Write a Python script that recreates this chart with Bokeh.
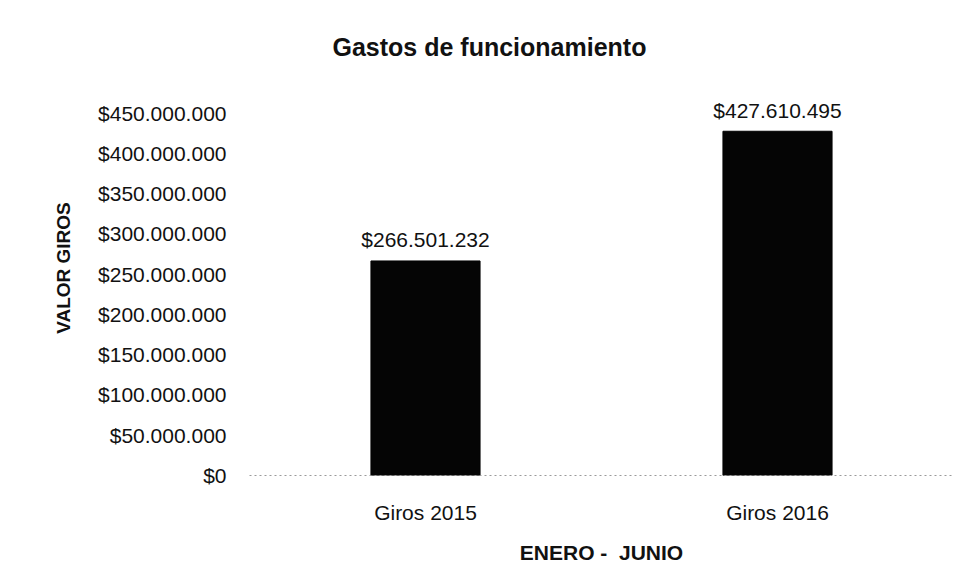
from bokeh.plotting import figure
from bokeh.models import ColumnDataSource, FactorRange, Range1d, FixedTicker, Title
from bokeh.core.properties import value
from bokeh.embed import file_html
from bokeh.resources import INLINE

categories = ["Giros 2015", "Giros 2016"]
values = [266501232, 427610495]
value_labels = ["$266.501.232", "$427.610.495"]
tick_values = [0, 50000000, 100000000, 150000000, 200000000, 250000000,
               300000000, 350000000, 400000000, 450000000]
tick_labels = ["$0", "$50.000.000", "$100.000.000", "$150.000.000", "$200.000.000",
               "$250.000.000", "$300.000.000", "$350.000.000", "$400.000.000",
               "$450.000.000"]

FONT = "Liberation Sans"

src = ColumnDataSource(dict(cat=categories, val=values, lab=value_labels))

p = figure(width=954, height=566, output_backend="svg", toolbar_location=None,
           x_range=FactorRange(*categories, range_padding=0.0),
           y_range=Range1d(0, 515500000),
           min_border_left=249, min_border_right=1, min_border_top=60,
           min_border_bottom=89)

p.vbar(x="cat", top="val", width=0.31, source=src, fill_color="#050505",
       line_color="#050505")
p.text(x="cat", y="val", text="lab", source=src, text_align="center",
       text_baseline="middle", y_offset=-21, text_font=value(FONT),
       text_font_size="21px", text_color="#111111")

t = Title(text="Gastos de funcionamiento", align="left", offset=83,
          text_font=FONT, text_font_size="25px", text_font_style="bold",
          text_color="#111111", standoff=0)
p.add_layout(t, "above")

p.outline_line_color = None
p.xgrid.grid_line_color = None
p.ygrid.grid_line_color = None
p.background_fill_color = "white"
p.border_fill_color = "white"

ya = p.yaxis[0]
ya.ticker = FixedTicker(ticks=tick_values)
ya.major_label_overrides = {v: l for v, l in zip(tick_values, tick_labels)}
ya.axis_line_color = None
ya.major_tick_line_color = None
ya.minor_tick_line_color = None
ya.major_tick_out = 0
ya.major_label_standoff = 23
ya.major_label_text_font = FONT
ya.major_label_text_font_size = "21px"
ya.major_label_text_color = "#111111"
ya.axis_label = "VALOR GIROS"
ya.axis_label_text_font = FONT
ya.axis_label_text_font_size = "19px"
ya.axis_label_text_font_style = "bold"
ya.axis_label_text_color = "#111111"
ya.axis_label_standoff = 21

xa = p.xaxis[0]
xa.axis_line_color = "#9a9a9a"
xa.axis_line_dash = "2 3"
xa.axis_line_width = 1
xa.major_tick_line_color = None
xa.minor_tick_line_color = None
xa.major_tick_out = 0
xa.major_label_standoff = 25
xa.major_label_text_font = FONT
xa.major_label_text_font_size = "21px"
xa.major_label_text_color = "#111111"
xa.axis_label = "ENERO -\u00a0 JUNIO"
xa.axis_label_text_font = FONT
xa.axis_label_text_font_size = "21px"
xa.axis_label_text_font_style = "bold"
xa.axis_label_text_color = "#111111"
xa.axis_label_standoff = 14

open("out.html", "w").write(file_html(p, INLINE))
⁂
Repeat the listing in full and exactly. Do not include any images.

Write a Python script that recreates this chart with Bokeh.
from bokeh.plotting import figure
from bokeh.models import ColumnDataSource, FactorRange, Range1d, FixedTicker, Title
from bokeh.core.properties import value
from bokeh.embed import file_html
from bokeh.resources import INLINE

categories = ["Giros 2015", "Giros 2016"]
values = [266501232, 427610495]
value_labels = ["$266.501.232", "$427.610.495"]
tick_values = [0, 50000000, 100000000, 150000000, 200000000, 250000000,
               300000000, 350000000, 400000000, 450000000]
tick_labels = ["$0", "$50.000.000", "$100.000.000", "$150.000.000", "$200.000.000",
               "$250.000.000", "$300.000.000", "$350.000.000", "$400.000.000",
               "$450.000.000"]

FONT = "Liberation Sans"

src = ColumnDataSource(dict(cat=categories, val=values, lab=value_labels))

p = figure(width=954, height=566, output_backend="svg", toolbar_location=None,
           x_range=FactorRange(*categories, range_padding=0.0),
           y_range=Range1d(0, 515500000),
           min_border_left=249, min_border_right=1, min_border_top=60,
           min_border_bottom=89)

p.vbar(x="cat", top="val", width=0.31, source=src, fill_color="#050505",
       line_color="#050505")
p.text(x="cat", y="val", text="lab", source=src, text_align="center",
       text_baseline="middle", y_offset=-21, text_font=value(FONT),
       text_font_size="21px", text_color="#111111")

t = Title(text="Gastos de funcionamiento", align="left", offset=83,
          text_font=FONT, text_font_size="25px", text_font_style="bold",
          text_color="#111111", standoff=0)
p.add_layout(t, "above")

p.outline_line_color = None
p.xgrid.grid_line_color = None
p.ygrid.grid_line_color = None
p.background_fill_color = "white"
p.border_fill_color = "white"

ya = p.yaxis[0]
ya.ticker = FixedTicker(ticks=tick_values)
ya.major_label_overrides = {v: l for v, l in zip(tick_values, tick_labels)}
ya.axis_line_color = None
ya.major_tick_line_color = None
ya.minor_tick_line_color = None
ya.major_tick_out = 0
ya.major_label_standoff = 23
ya.major_label_text_font = FONT
ya.major_label_text_font_size = "21px"
ya.major_label_text_color = "#111111"
ya.axis_label = "VALOR GIROS"
ya.axis_label_text_font = FONT
ya.axis_label_text_font_size = "19px"
ya.axis_label_text_font_style = "bold"
ya.axis_label_text_color = "#111111"
ya.axis_label_standoff = 21

xa = p.xaxis[0]
xa.axis_line_color = "#9a9a9a"
xa.axis_line_dash = "2 3"
xa.axis_line_width = 1
xa.major_tick_line_color = None
xa.minor_tick_line_color = None
xa.major_tick_out = 0
xa.major_label_standoff = 25
xa.major_label_text_font = FONT
xa.major_label_text_font_size = "21px"
xa.major_label_text_color = "#111111"
xa.axis_label = "ENERO -\u00a0 JUNIO"
xa.axis_label_text_font = FONT
xa.axis_label_text_font_size = "21px"
xa.axis_label_text_font_style = "bold"
xa.axis_label_text_color = "#111111"
xa.axis_label_standoff = 14

open("out.html", "w").write(file_html(p, INLINE))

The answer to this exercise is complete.